PROBLEM DETAILS ::
Across the listing below, how many lines hold "matplotlib"? Reply with the number by itself.

------------------------

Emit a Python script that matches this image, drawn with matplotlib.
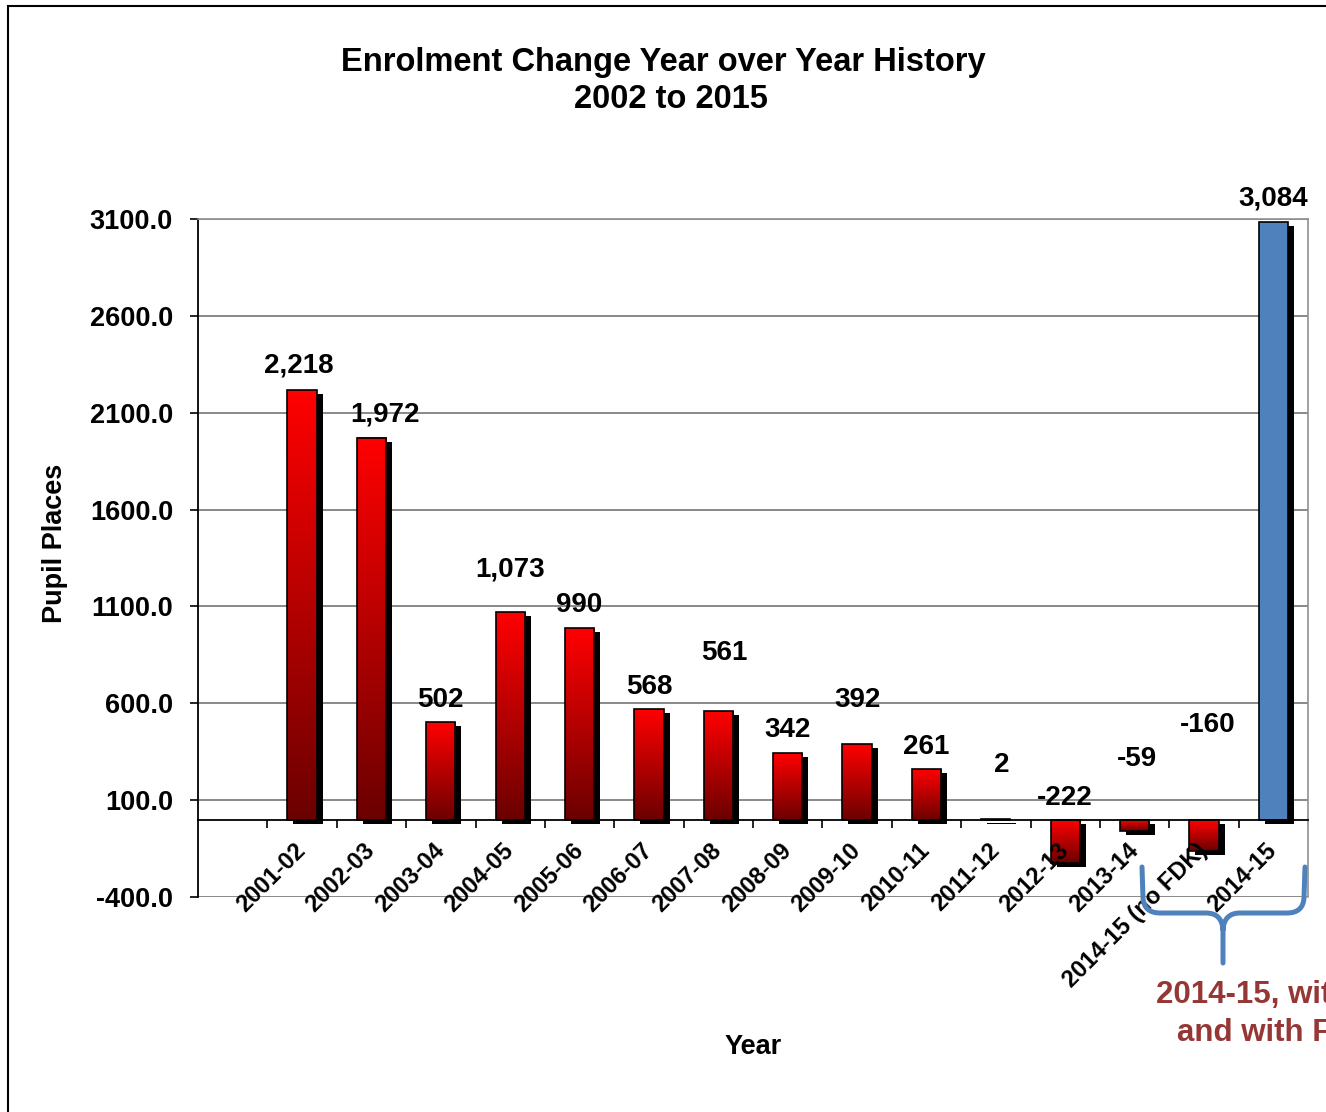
import numpy as np
import matplotlib
matplotlib.use('Agg')
import matplotlib.pyplot as plt
import matplotlib.transforms as mtransforms
from matplotlib.colors import LinearSegmentedColormap
from matplotlib.patches import Rectangle, PathPatch
from matplotlib.path import Path
from matplotlib.ticker import FormatStrFormatter

plt.rcParams['font.family'] = ['Liberation Sans', 'DejaVu Sans']
plt.rcParams['font.weight'] = 'bold'

# data
years = ['2001-02', '2002-03', '2003-04', '2004-05', '2005-06', '2006-07', '2007-08',
         '2008-09', '2009-10', '2010-11', '2011-12', '2012-13', '2013-14',
         '2014-15 (no FDK)', '2014-15']
change = [2218, 1972, 502, 1073, 990, 568, 561, 342, 392, 261, 2, -222, -59, -160, 3084]
# the last bar (with FDK) is blue, the rest use the red gradient
is_fdk = [False] * 14 + [True]

# where the value labels sit (offset above the bar top, in data units / categories)
label_dy = [124, 117, 115, 216, 118, 117, 299, 121, 225, 114, 280, 111, 313, 488, 120]
label_dx = [-0.04, 0.19, 0, 0, 0, 0, 0.09, 0, 0, 0, 0.09, 0, 0.03, 0.06, 0]

W, H = 1326, 1112
fig = plt.figure(figsize=(W / 100, H / 100), dpi=100)
ax = fig.add_axes([198 / W, 1 - 897 / H, 1110 / W, 678 / H])

x = np.arange(len(years))
w = 0.42

# drop shadows
shadow_tr = mtransforms.offset_copy(ax.transData, fig=fig, x=6, y=-4, units='dots')
ax.bar(x, change, w, color='black', transform=shadow_tr, zorder=1.0)

# gradient fill for the red bars
red_cmap = LinearSegmentedColormap.from_list('redgrad', ['#6B0000', '#FF0000'])
grad = np.linspace(0, 1, 256).reshape(-1, 1)
for xi, v, blue in zip(x, change, is_fdk):
    if blue:
        continue
    ax.imshow(grad, cmap=red_cmap, origin='lower', aspect='auto', interpolation='bilinear',
              extent=(xi - w / 2, xi + w / 2, min(v, 0), max(v, 0)), zorder=1.1)

faces = ['#4F81BD' if b else 'none' for b in is_fdk]
ax.bar(x, change, w, facecolor=faces, edgecolor='black', linewidth=1.2, zorder=1.2)

ax.set_xlim(-1.5, 14.5)
ax.set_ylim(-400, 3100)
ax.set_aspect('auto')

# gridlines
yticks = np.arange(-400, 3101, 500)
for t in yticks:
    ax.axhline(t, color='#808080', lw=1.3, zorder=0.5)

ax.spines['left'].set_color('black')
ax.spines['left'].set_linewidth(1.3)
ax.spines['bottom'].set_position(('data', 0))
ax.spines['bottom'].set_color('black')
ax.spines['bottom'].set_linewidth(1.3)
for s in ['top', 'right']:
    ax.spines[s].set_color('#909090')
    ax.spines[s].set_linewidth(1.2)

ax.set_yticks(yticks)
ax.yaxis.set_major_formatter(FormatStrFormatter('%.1f'))
ax.tick_params(axis='y', length=6, width=1.2, pad=12, labelsize=19.5)

ax.set_xticks(np.arange(-0.5, 14, 1))
ax.set_xticklabels([])
ax.set_xticks(x, minor=True)
ax.set_xticklabels(years, minor=True, rotation=45, ha='right', va='center',
                   rotation_mode='anchor', fontsize=17)
ax.tick_params(axis='x', which='major', length=6, width=1.2)
ax.tick_params(axis='x', which='minor', length=0, pad=20)

# value labels
for xi, v, dy, dx in zip(x, change, label_dy, label_dx):
    ax.text(xi + dx, max(v, 0) + dy, f'{v:,}', ha='center', va='center',
            fontsize=20, fontweight='bold', zorder=4)

fig.text(663 / W, 1 - 63 / H, 'Enrolment Change Year over Year History',
         ha='center', va='center', fontsize=23.5)
fig.text(671 / W, 1 - 100 / H, '2002 to 2015', ha='center', va='center', fontsize=23.5)
fig.text(55 / W, 1 - 543 / H, 'Pupil Places', rotation=90, ha='center', va='center', fontsize=19.5)
fig.text(753 / W, 1 - 1047 / H, 'Year', ha='center', va='center', fontsize=19.5)

# brace under the two 2014-15 bars
def fp(px, py):
    return (px / W, 1 - py / H)

left = [(1142, 867), (1143, 898), (1144, 913), (1160, 913), (1206, 913), (1222, 913), (1223, 930), (1223, 963)]
right = [(1305, 867), (1304, 898), (1303, 913), (1287, 913), (1240, 913), (1224, 913), (1223, 930)]
codes_l = [Path.MOVETO, Path.LINETO, Path.CURVE3, Path.CURVE3, Path.LINETO, Path.CURVE3, Path.CURVE3, Path.LINETO]
codes_r = codes_l[:-1]
brace = Path([fp(*p) for p in left] + [fp(*p) for p in right], codes_l + codes_r)
fig.add_artist(PathPatch(brace, transform=fig.transFigure, fill=False,
                         edgecolor='#4F81BD', lw=3.6, capstyle='round', joinstyle='round'))

# note runs off the right edge, as in the original slide
fig.text(1277 / W, 1 - 995 / H, '2014-15, without', color='#953735',
         ha='center', va='center', fontsize=22.5)
fig.text(1277 / W, 1 - 1033 / H, 'and with FDK', color='#953735',
         ha='center', va='center', fontsize=22.5)

# outer border
fig.add_artist(Rectangle((8 / W, -0.1), 1.2, 1.1 - 6 / H, transform=fig.transFigure,
                         fill=False, edgecolor='black', lw=1.5))

fig.savefig('out.png', dpi=100)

------------------------

RIGHT ANSWER ::
9